By Mike Giles
The Meridian Star
Rocky Blier was a skilled craftsman, carpenter and avid sportsman who turned a tragic, almost fatal accident into a life changing event and inspired many people in the process. Blier was right at home working in all phases of the construction business and could do almost anything around the house. A near fatal fall from a roof changed his life forever, leaving him a quadriplegic and in the process changed his focus in an even more positive direction.
Blier chose life and he chose to live it more abundantly. He didn’t dwell on what he couldn’t do, he imagined the possibilities of what he could do, and then he dreamed of ways to do it and designed things to help him accomplish his goals.
A fateful encounter with Steve Thomas of the Wheelin’ Sportsman Organization offered Blier an opportunity to get a glimpse of life in the wild outdoors, a place that he’d never thought about, and rarely been before. The Wheelin’ Sportsman gave Blier encouragement and enabled him the opportunity to explore the outdoors and gave him the opportunity to go hunting and fishing with other hunters, and in the process gave him a new outlook on the world.
“I never had time to fish or hunt before my accident,” Blier said. “I didn’t have time for it and I really worked all the time. I think if I’d taken more time to do something like this, things might have been different,” he said. “But I don’t have any regrets, I’ll tell you that, I’ve gained so many friends and done so much more than I ever had before the accident,” said Blier.
The Rock did more than survive after his accident. Though confined to a motorized wheelchair Blier became an accomplished, dedicated, sportsman, with a tenacity to get things done and reach his goåals.
Don Marascalco was both a mentor and friend to Rocky and hit it off instantly when the young Blier made a visit to the doctor's office and museum full of trophies. Plans were quickly formulated after Dr. Marascalco invited Blier on a hunt. It only took a few outings for the avid hunters to form a bond that would carry them through several years of hunts.
Blier’s greatest triumph was likely harvesting a trophy gobbler while hunting with the “Doc” as Blier fondly called him. Harvesting a gobbler is hard for an able bodied person, but near impossible for a man in a motorized wheelchair with little mobility. Though it took a few trips, Rock scored on the gobbler after a few intense hours in the blind!
Perhaps Blier’s greatest love of all was deer hunting and it didn’t come easy. After several near misses with deer escaping unharmed, Blier finally found a rifle that would do the job and he scored on his first deer. That might have been enough for most people but not for The Rock.
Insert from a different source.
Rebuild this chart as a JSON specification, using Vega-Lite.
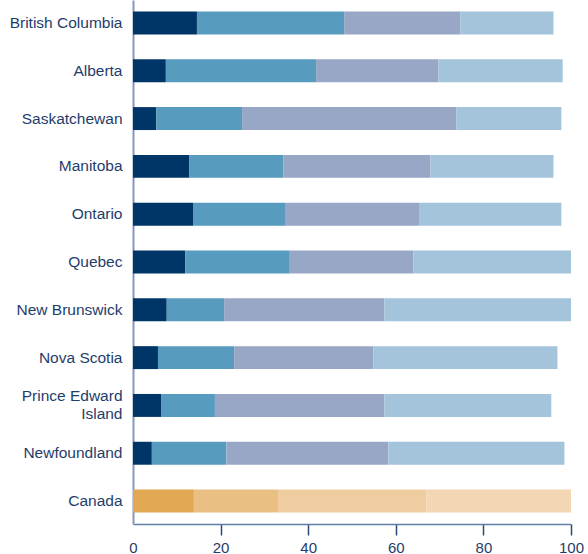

He had other ideas and it lit a flaming passion of desire in his quest for that next deer or that next buck.
Blier harvested a trophy 12-point buck and made another lifetime memory while hunting yet again with Doc Marascalco! It quenched his desire a bit, but furthered his resolve to continue his new-found passion for hunting. While Blier harvested an untold number of deer over the last 15 years, he became more selective and many times passed on does and smaller bucks while waiting on another trophy.
Though many people would have been satisfied with hunting deer and turkey Blier had other ideas and decided to try to harvest a bear. The avid hunter almost got more than he bargained for while hunting with Dale Cogburn in the Ozark Mountains of Arkansas. As most people are aware, deer, turkey and most game animals flee at the sight or smell of a hunter and from the sound of gunfire. Bears on the other hand are just as likely to charge as they are to flee and that could be a problem for a man confined to a wheelchair.
You can’t be halfway in on a bear hunt, you’ve got to be total committed or you might meet your maker before your time. After a couple of tense charges by a hungry, irritated bear, Blier made a well placed shot and narrowly averted disaster.
In traditional Blier fashion the sumptuous meat went home with the victorious hunter and a bearskin rug adorned his den and trophy room. Blier was obviously thrilled with the outcome of the hunt and thankful for the blessing of his hosts and guides. "Mike, I'm a pretty good shot now, and I feel confident that I can make any shot," related Blier.
“I don’t feel handicapped when I’m out there by myself with only my friends and nature surrounding me!” Blier said with relish. Blier’s successful quest for the most dangerous game was something few able bodied hunters ever accomplish.
The Rock’s successful hunting career and second act recently came to an end with his untimely passing, but his legacy of living life to the fullest lives on and serves as a reminder to all of what can be accomplished, with a little help from your friends. Thanks for the memories Rocky, we’ll never forget.